Las llanuras
Gerald
Murnane
Traducción
de Carles Andreu
Minúscula
Barcelona,
2015
147
páginas
14
euros
No
existen las certezas
Ese
eje, el de que no existen las certezas, es el que da pie a que un novelista
como Gerald Murnane (Melbourne, 1939) certifique una novela en la que el
extrañamiento arrasa con los tópicos. Las
llanuras habría sido imposible de escribirse sin que se hubiera preguntado
si es imprescindible confiar para existir. Y para ello es necesario un tipo de
extrañamiento que bebe, sin duda, de Kafka, con sus eternas postergaciones de
algo que debería haber sucedido. En este caso se trata de un cineasta que se
adentra en el interior de Australia con intenciones de filmar una película en
la que duda constantemente sobre cómo debe ser el principio y, sobre todo, el
final, que debe resumir todo lo que representa el interior, la llanura. El
narrador aterriza dispuesto a ver, sin prejuicios. En ese sentido, es el
trasunto ideal de cualquier autor. Y allí se encuentra con un territorio que se
caracteriza por las cualidades propias de lo fronterizo, sin limitar con nada,
pero de alguna forma encerrado por la inmensa costa, pobladísima, de Australia.
Los habitantes se reivindican como los australianos auténticos, constructores
de sus propias leyes.
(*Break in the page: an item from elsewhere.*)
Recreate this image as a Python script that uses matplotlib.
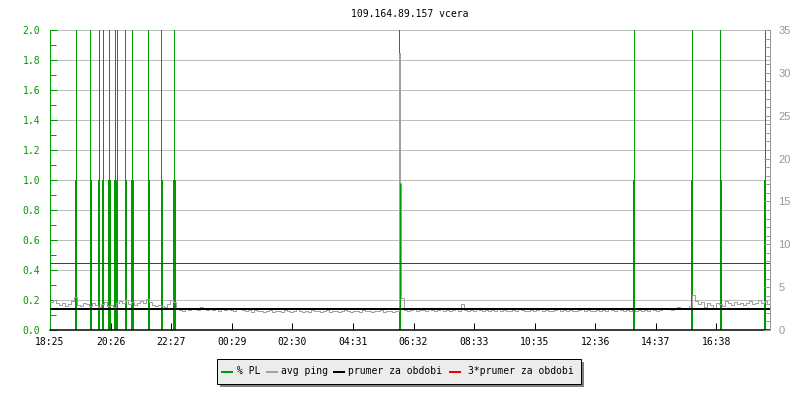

Y, más aún, constructores de una pequeña historia que da
lo suficiente de sí como para que el narrador se plantee un estudio
antropológico sobre una antropología tan reciente que solo cabe calificarla de
impostada, acribillada, sin embargo, por una sociología real. Los
terratenientes no dejan de dialogar sobre ella en conversaciones sin
conversación, con discursos que transcurren en paralelo. Y que reflejan la
necesidad de inventarse unas raíces para poseer una identidad de nación. El
lector, por su parte, comprueba que en ese sentido este es un libro sobre la
estupidez humana.
Así
pues, el narrador presta atención al paisaje inmenso y se plantea hasta qué
punto es el paisaje el que nos construye. Las llanuras son paisajes casi sin horizonte,
pero de una inmensidad que transmite detalles como para hacer de ellas un
poliedro. Pero llega un momento en que aceptando la invitación de uno de los
terratenientes, se hospeda en su casa, donde una inmensa biblioteca servirá
para el estudio que el narrador pretende llevar a cabo. De nuevo aparece el
tema de la estupidez humana. No se nos pueden ocurrir muchas cosas más
estúpidas que pasarse diez años encerrado en una biblioteca para estudiar las
características de los espacios abiertos. En este discurso, la obra pasa a ser
algo parecido al flujo de conciencia, a ese ratón que da vueltas en la rueda
sin avanzar, con pensamientos paradójicos que proyecta en los pocos contactos
humanos que tiene. La postergación, la obsesión, la mudez obligada y el estilo
llano pero hipnótico con que escribe Murnane, provocan que las llanuras y la
negación de las llanuras se traguen al narrador, al cineasta. Persigue y no
persigue su cometido en la vida, porque su proyecto no es solo un proyecto
artístico. Tal vez debido a que el silencio y el Tiempo, o la ausencia del
Tiempo, prevalecen hasta anular cualquier otra capacidad de actuación humana.
De esta manera, la obra apunta hacia cierto misticismo, pero truncado como se
trunca en cualquier otra obra caracterizada por el extrañamiento que no nos
permite ver el cuadro completo. Tampoco el del paisaje interior del
protagonista, que pasa a ser un inadaptado dentro de un territorio de
inadaptados. Refugiado en su capacidad de observación, innata y perturbadora,
el narrador y Murnane nos llevan hasta un territorio improbable, pero no
imposible. Para verificar si existe alguna certeza en esa región, deberíamos
viajar hasta allí. Y eso, me temo, no está al alcance de la mayoría de
nosotros. Queda, pues, aceptar el extrañamiento.